12.       In any event, the proposed confidentiality agreement in question contains a so-called “savings clause.”  This savings clause specifically states that, as applied to licensed attorneys, the agreement’s provisions are not meant to restrict the employee’s post-termination right to practice law in violation of the applicable rules of professional conduct or in violation of the ethics rules of the jurisdictions in which the attorney is licensed.  The agreement also provides that it is to be interpreted consistently with all such rules and does not expand the duty to maintain confidentiality under those rules.

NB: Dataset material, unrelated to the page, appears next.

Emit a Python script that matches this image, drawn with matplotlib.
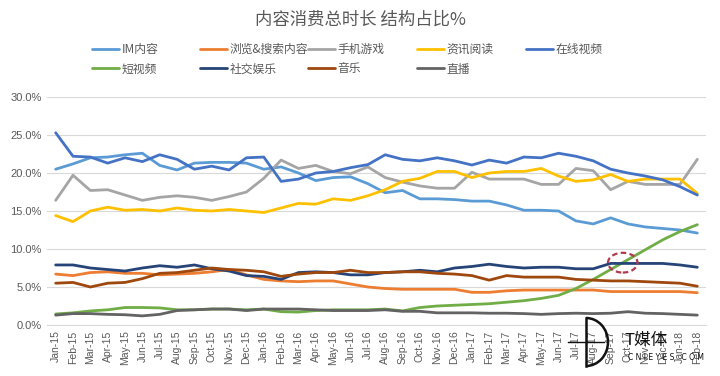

13.       The effect of this “savings clause” is to make plain that, to the extent the limitations imposed by the proposed agreement appear to be more stringent than the Rules, the limitations in the agreement apply only to an attorney’s use and disclosure of information with respect to the practice of law.  Thus, even if the contractual confidentiality provision on its face might be construed to expand the scope of an attorney’s confidentiality obligations beyond those provided by the Rules, the savings clause keeps the agreement within the confines of the Rules and renders further analysis under Rule 5.6 unnecessary. See Connecticut Informal Opinion 02-05 (2002) (deciding, in connection with a proposed employment agreement that would apply to lawyers, that a savings clause in the agreement “fairly vitiates ethical concerns over executing, procuring execution, and/or enforcement of the agreement while seeking to preserve legitimate non-ethical concerns”).

14.       We therefore determine that the proposed confidentiality agreement does not run afoul of Rule 5.6(a)(1).  In making this determination, this Committee does not reach or imply any conclusion as to whether the confidentiality agreement is enforceable. However, we have noted that “an agreement restricting a lawyer’s right to practice law may be enforceable even if it violates the disciplinary rule.”  N.Y. State 730 (2000) (citing Feldman v. Minars, 230 A.D.2d 356 (N.Y. 1st Dep’t 1997)).  Conversely, a contractual provision that passes ethical muster may be unenforceable.  In either case, enforceability is a question of law beyond our jurisdiction.

CONCLUSION

15.       A general counsel who is a New York attorney may require in-house staff attorneys to sign a confidentiality agreement that might otherwise extend staff attorney confidentiality obligations, after the employment period, to information not otherwise protected as confidential information under the Rules, if the agreement makes plain that such confidentiality obligations do not restrict the former in-house attorney’s right to practice law following employment and do not expand the scope of the attorney’s duty of confidentiality under the Rules.

(2-11)


[1]  The proposed agreement that we address in this inquiry provides:

If I am a licensed attorney, this confidentiality provision is not meant to restrict my right to practice law, after I cease to be an employee, in violation of the applicable rules of professional conduct (such as Rule 5.6 or its equivalent), and the confidentiality provision shall be interpreted to be consistent with all such rules.  The confidentiality provision shall not expand the scope of my duty to maintain privileged or confidential information under Rule 1.6, Rule 1.9, or other applicable rules of professional conduct.